If the goal is reached, we interrupt the episode.

In [30]:
epsilon = 0.1 # the epsilon value for greedy exploration
measurements = None # this will contain all of our measurements
actions = None # this will contain all of our actions
total_rewards = None # this will contain all of our future rewards
regressor = LinearRegressor(measurement_dimension)
reward_history = []

for n in range(0, 100):
   run_measurements = []
   run_actions = []
   total_reward = 0
   # just do a random walk
   while True:
       u = random.random()
       measurement = env.getSensors()
       if u > epsilon and n > 5:
          predicted_rewards = regressor.predict(measurement)
          action = Action(np.argmax(predicted_rewards))
       else:
          action = Action(random.randint(0, 3))
       task.performAction(action)
       reward = task.getReward()
       total_reward += reward
       run_actions.append(int(action))  
       run_measurements.append(measurement)
       if task.isFinished():
          task.reset()
          break

   episode_len = len(run_measurements)

   if measurements is None:
      measurements = np.vstack(run_measurements)
      actions = np.array(run_actions, dtype=int)
      total_rewards = total_reward*np.ones((episode_len,))
   else:
      measurements = np.concatenate((measurements, np.vstack(run_measurements)), 0)
      actions = np.concatenate((actions, np.array(run_actions, dtype=int)), 0)
      total_rewards = np.concatenate((total_rewards, total_reward*np.ones((episode_len,))), 0)

   reward_history.append(total_reward)
   # here, we should update our estimates of the q-values
   regressor.fit(measurements, actions, total_rewards)

print("Reward history:")
print(reward_history)
print("Mean reward:")
print(np.mean(reward_history))

Reward history:
[942, -250, 845, 891, -250, -250, 778, -250, 865, 973, 812, 806, 875, -250, -250, 897, 821, 896, 865, 963, 784, 955, -250, 986, 933, 927, 974, 992, 978, 987, 987, 992, 990, 992, 990, 986, 990, 988, 988, 990, 992, 990, 990, 992, 990, 988, 992, 988, 992, 990, 990, 992, 992, 990, 990, 992, 990, 983, 945, 963, 955, 939, 990, 986, 992, 990, 976, 976, 978, 937, 980, 968, 908, 979, 919, 992, 992, 977, 979, 982, 961, 980, 972, 974, 899, 926, 992, 925, 987, 955, 932, 986, 984, 968, 988, 951, 974, 979, 988, 974]
Mean reward:
873.09


Now, your task is to apply neural fitted Q-learning to the problem. 

Hint 1: use PyBrain -- it has all you need! Class ActionValueNetwork implements a neural network, and class NFQ implements the algorithm itself.

Hint 2: You might want to make the episodes longer to give your network more experience.
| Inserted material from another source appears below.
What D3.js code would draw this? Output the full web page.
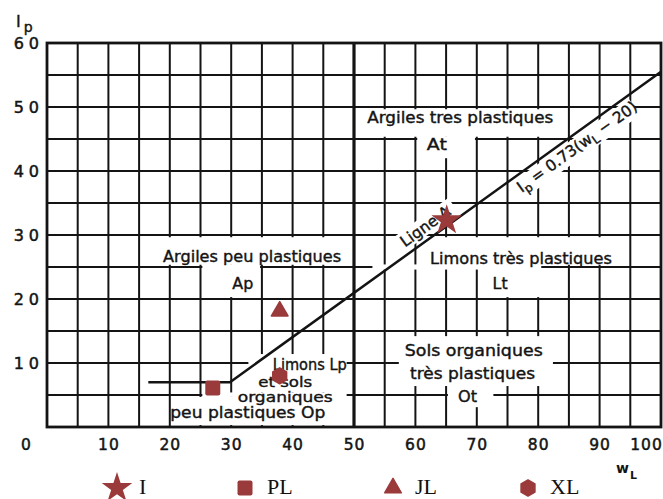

For that, you can modify 
the value episode_length of the NavigationTask class

Hint 3: You might also want to make your task simpler by reducing the dimensionality of your measurements (e.g., use PCA). For that, you can possibly modify the getObservation() method of the NavigationTask class.

Hint 4: Finally, try to play around with the reward function -- method getReward of the NavigationTask class.